The company expanded its oil business in 2001, with the opening of its first service stations. The company hoped to become a major player in that market, announcing its aim to open as many as 2,000 service stations in India. At the same time, the company expanded its exploration operations, focusing on the Rajasthan region. The company's construction wing also continued to grow. In 2003, for example, Essar won a $29 million contract to build a water supply system in the Rajasthan region.
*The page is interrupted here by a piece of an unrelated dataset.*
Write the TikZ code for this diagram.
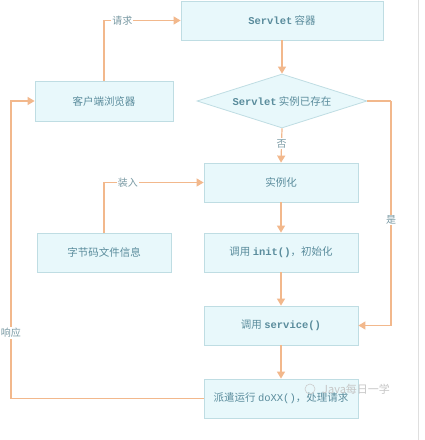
\documentclass[tikz,border=0pt]{standalone}
\usepackage{fontspec}
\setmonofont{Liberation Mono}
\newfontfamily\cjk{Noto Sans CJK SC}
\usetikzlibrary{shapes.geometric,arrows.meta}
\definecolor{boxfill}{HTML}{E8F8FB}
\definecolor{boxline}{HTML}{BFDDE3}
\definecolor{txt}{HTML}{5A8C9C}
\definecolor{arr}{HTML}{F2B88C}
\definecolor{lbl}{HTML}{7A9AA4}
\tikzset{
  box/.style={draw=boxline, fill=boxfill, line width=0.8pt, text=txt, font=\cjk\fontsize{10.5}{12}\selectfont, inner sep=0pt, minimum height=39pt},
  dia/.style={diamond, draw=boxline, fill=boxfill, line width=0.8pt, text=txt, font=\cjk\fontsize{10.5}{12}\selectfont, inner sep=0pt, minimum width=170pt, minimum height=54pt, aspect=3.15},
  conn/.style={draw=arr, line width=1.2pt, -{Triangle[length=7pt,width=8pt]}},
  plain/.style={draw=arr, line width=1.2pt},
  lab/.style={fill=white, text=lbl, font=\cjk\fontsize{10}{12}\selectfont, inner sep=1pt},
}
\newcommand{\mt}[1]{{\ttfamily\bfseries #1}}
\begin{document}
\begin{tikzpicture}[x=1pt,y=-1pt]
\useasboundingbox (0,0) rectangle (424,440);
\fill[white] (0,0) rectangle (424,440);
\draw[gray!25, line width=0.8pt] (418,0) -- (418,440);
% nodes
\node[box, minimum width=202pt] (cont) at (282,20.5) {\mt{Servlet} 容器};
\node[box, minimum width=138pt, minimum height=40pt] (cli) at (104,101) {客户端浏览器};
\node[dia] (ex) at (282,101) {\mt{Servlet} 实例已存在};
\node[box, minimum width=154pt] (inst) at (281,182.5) {实例化};
\node[box, minimum width=134pt] (byte) at (104,252.5) {字节码文件信息};
\node[box, minimum width=154pt] (init) at (281,252.5) {调用 \mt{init()}，初始化};
\node[box, minimum width=154pt] (serv) at (281,325.5) {调用 \mt{service()}};
\node[box, minimum width=154pt] (dox) at (281,398.5) {派遣运行 \texttt{doXX()}，处理请求};
% connectors
\draw[conn] (cli.north) |- node[lab, pos=0.62] {请求} (cont.west);
\draw[conn] (cont.south) -- (ex.north);
\draw[conn] (ex.south) -- node[lab, pos=0.45] {否} (inst.north);
\draw[conn] (byte.north) |- node[lab, pos=0.62] {装入} (inst.west);
\draw[conn] (inst.south) -- (init.north);
\draw[conn] (init.south) -- (serv.north);
\draw[conn] (serv.south) -- (dox.north);
\coordinate (r1) at (391,101);
\coordinate (r2) at (391,325.5);
\draw[plain] (ex.east) -- (r1);
\draw[conn] (r1) -- node[lab, pos=0.53] {是} (r2) -- (serv.east);
\coordinate (l1) at (11,398.5);
\coordinate (l2) at (11,101);
\draw[plain] (dox.west) -- (l1);
\draw[conn] (l1) -- node[lab, pos=0.22] {响应} (l2) -- (cli.west);
% watermark
\node[text=gray!45, font=\cjk\fontsize{11}{13}\selectfont, anchor=west, inner sep=0pt] (wm) at (322,389) {Java每日一学};
\draw[gray!40, line width=0.6pt] (310,389) circle (5pt);
\end{tikzpicture}
\end{document}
By then, Essar had launched its first foreign operation, building a $35 million cold-rolling mill in Indonesia as part of a joint venture. Completed in 2003, the new facility's full-scale capacity was expected to top 400,000 tons per year. Closer to home, Essar also targeted its power generation operation for growth into the second half of the decade. By the beginning of 2006, Essar Group had announced its intention to expand its power generation capacity to 2,500 MW by 2010. The company also remained a heavyweight player in India's shipping industry; in 2006, the company announced that it was buying a new VLCC, solidifying the group as the country's leading private sector fleet operator. With total assets of more than $5 billion, and annual revenues of more than $2.2 billion, Essar Group had become one of India's leading and most diversified private sector conglomerates.
Essar Investments Ltd.; Essar Oil Ltd.; Essar Power Ltd.; Essar Shipping Ltd.; Essar Steel Ltd.; Essar Teleholdings Ltd.; PT Essar Dhananjaya (Indonesia).